> **Source excerpt**:
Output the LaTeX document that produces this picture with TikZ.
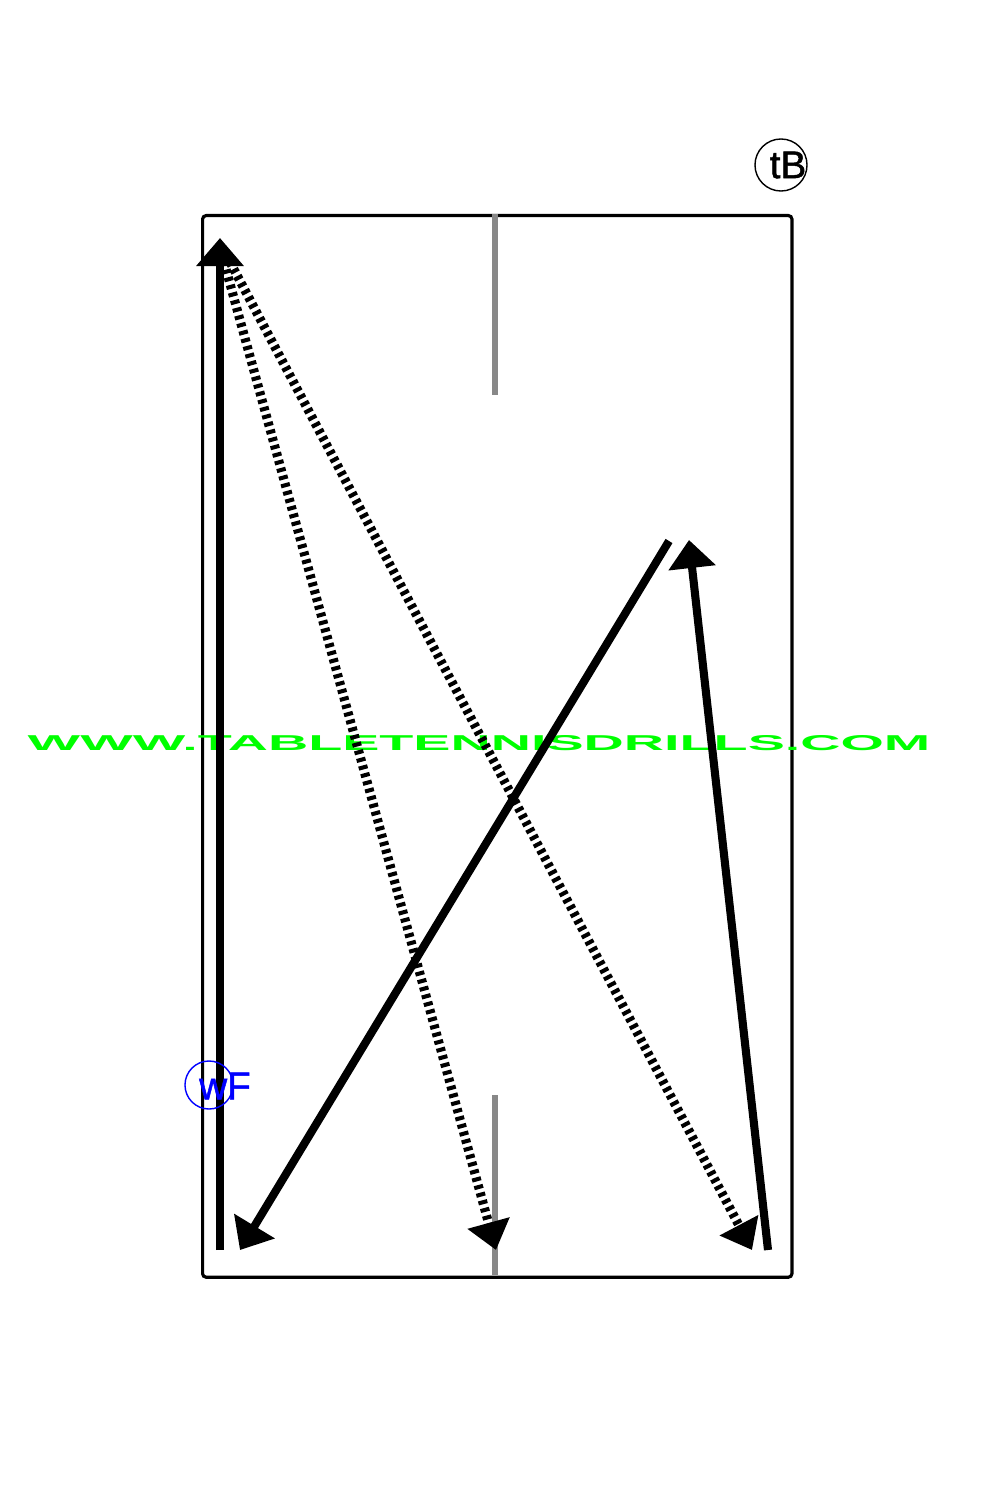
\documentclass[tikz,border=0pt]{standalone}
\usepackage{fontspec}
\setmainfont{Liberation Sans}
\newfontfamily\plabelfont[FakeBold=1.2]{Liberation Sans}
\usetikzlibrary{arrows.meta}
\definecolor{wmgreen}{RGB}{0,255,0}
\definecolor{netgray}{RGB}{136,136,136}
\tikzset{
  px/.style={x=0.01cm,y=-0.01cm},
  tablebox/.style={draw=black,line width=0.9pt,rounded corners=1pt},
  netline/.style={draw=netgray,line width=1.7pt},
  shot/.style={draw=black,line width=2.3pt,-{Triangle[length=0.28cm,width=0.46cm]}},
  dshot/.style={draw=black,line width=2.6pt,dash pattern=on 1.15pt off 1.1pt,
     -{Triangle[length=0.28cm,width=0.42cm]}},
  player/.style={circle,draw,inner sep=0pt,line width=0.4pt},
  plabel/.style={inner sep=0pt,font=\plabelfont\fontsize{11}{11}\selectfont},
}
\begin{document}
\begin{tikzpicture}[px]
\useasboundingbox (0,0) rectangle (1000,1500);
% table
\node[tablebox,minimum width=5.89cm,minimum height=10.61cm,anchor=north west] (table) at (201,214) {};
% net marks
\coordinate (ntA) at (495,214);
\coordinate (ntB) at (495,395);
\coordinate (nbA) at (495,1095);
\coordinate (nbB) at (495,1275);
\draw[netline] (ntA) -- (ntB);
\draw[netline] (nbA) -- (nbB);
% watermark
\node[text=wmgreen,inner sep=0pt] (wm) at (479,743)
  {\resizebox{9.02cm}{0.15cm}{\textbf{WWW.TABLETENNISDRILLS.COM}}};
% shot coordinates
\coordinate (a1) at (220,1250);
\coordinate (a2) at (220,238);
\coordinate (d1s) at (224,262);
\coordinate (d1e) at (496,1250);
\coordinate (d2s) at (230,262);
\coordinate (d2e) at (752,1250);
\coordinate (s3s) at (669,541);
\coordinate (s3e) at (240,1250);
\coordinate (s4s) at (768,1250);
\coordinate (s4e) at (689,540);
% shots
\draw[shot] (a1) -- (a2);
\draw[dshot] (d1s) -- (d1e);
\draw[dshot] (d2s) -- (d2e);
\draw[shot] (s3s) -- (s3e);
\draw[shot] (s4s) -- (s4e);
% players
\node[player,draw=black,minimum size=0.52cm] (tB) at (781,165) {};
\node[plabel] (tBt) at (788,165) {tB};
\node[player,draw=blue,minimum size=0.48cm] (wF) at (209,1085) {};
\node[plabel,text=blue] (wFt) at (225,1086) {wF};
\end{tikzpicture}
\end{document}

> **What is being asked**: Leave the images out and output the remaining material exactly as it stands.

> **Written answer**:
Output the LaTeX document that produces this picture with TikZ.
\documentclass[tikz,border=0pt]{standalone}
\usepackage{fontspec}
\setmainfont{Liberation Sans}
\newfontfamily\plabelfont[FakeBold=1.2]{Liberation Sans}
\usetikzlibrary{arrows.meta}
\definecolor{wmgreen}{RGB}{0,255,0}
\definecolor{netgray}{RGB}{136,136,136}
\tikzset{
  px/.style={x=0.01cm,y=-0.01cm},
  tablebox/.style={draw=black,line width=0.9pt,rounded corners=1pt},
  netline/.style={draw=netgray,line width=1.7pt},
  shot/.style={draw=black,line width=2.3pt,-{Triangle[length=0.28cm,width=0.46cm]}},
  dshot/.style={draw=black,line width=2.6pt,dash pattern=on 1.15pt off 1.1pt,
     -{Triangle[length=0.28cm,width=0.42cm]}},
  player/.style={circle,draw,inner sep=0pt,line width=0.4pt},
  plabel/.style={inner sep=0pt,font=\plabelfont\fontsize{11}{11}\selectfont},
}
\begin{document}
\begin{tikzpicture}[px]
\useasboundingbox (0,0) rectangle (1000,1500);
% table
\node[tablebox,minimum width=5.89cm,minimum height=10.61cm,anchor=north west] (table) at (201,214) {};
% net marks
\coordinate (ntA) at (495,214);
\coordinate (ntB) at (495,395);
\coordinate (nbA) at (495,1095);
\coordinate (nbB) at (495,1275);
\draw[netline] (ntA) -- (ntB);
\draw[netline] (nbA) -- (nbB);
% watermark
\node[text=wmgreen,inner sep=0pt] (wm) at (479,743)
  {\resizebox{9.02cm}{0.15cm}{\textbf{WWW.TABLETENNISDRILLS.COM}}};
% shot coordinates
\coordinate (a1) at (220,1250);
\coordinate (a2) at (220,238);
\coordinate (d1s) at (224,262);
\coordinate (d1e) at (496,1250);
\coordinate (d2s) at (230,262);
\coordinate (d2e) at (752,1250);
\coordinate (s3s) at (669,541);
\coordinate (s3e) at (240,1250);
\coordinate (s4s) at (768,1250);
\coordinate (s4e) at (689,540);
% shots
\draw[shot] (a1) -- (a2);
\draw[dshot] (d1s) -- (d1e);
\draw[dshot] (d2s) -- (d2e);
\draw[shot] (s3s) -- (s3e);
\draw[shot] (s4s) -- (s4e);
% players
\node[player,draw=black,minimum size=0.52cm] (tB) at (781,165) {};
\node[plabel] (tBt) at (788,165) {tB};
\node[player,draw=blue,minimum size=0.48cm] (wF) at (209,1085) {};
\node[plabel,text=blue] (wFt) at (225,1086) {wF};
\end{tikzpicture}
\end{document}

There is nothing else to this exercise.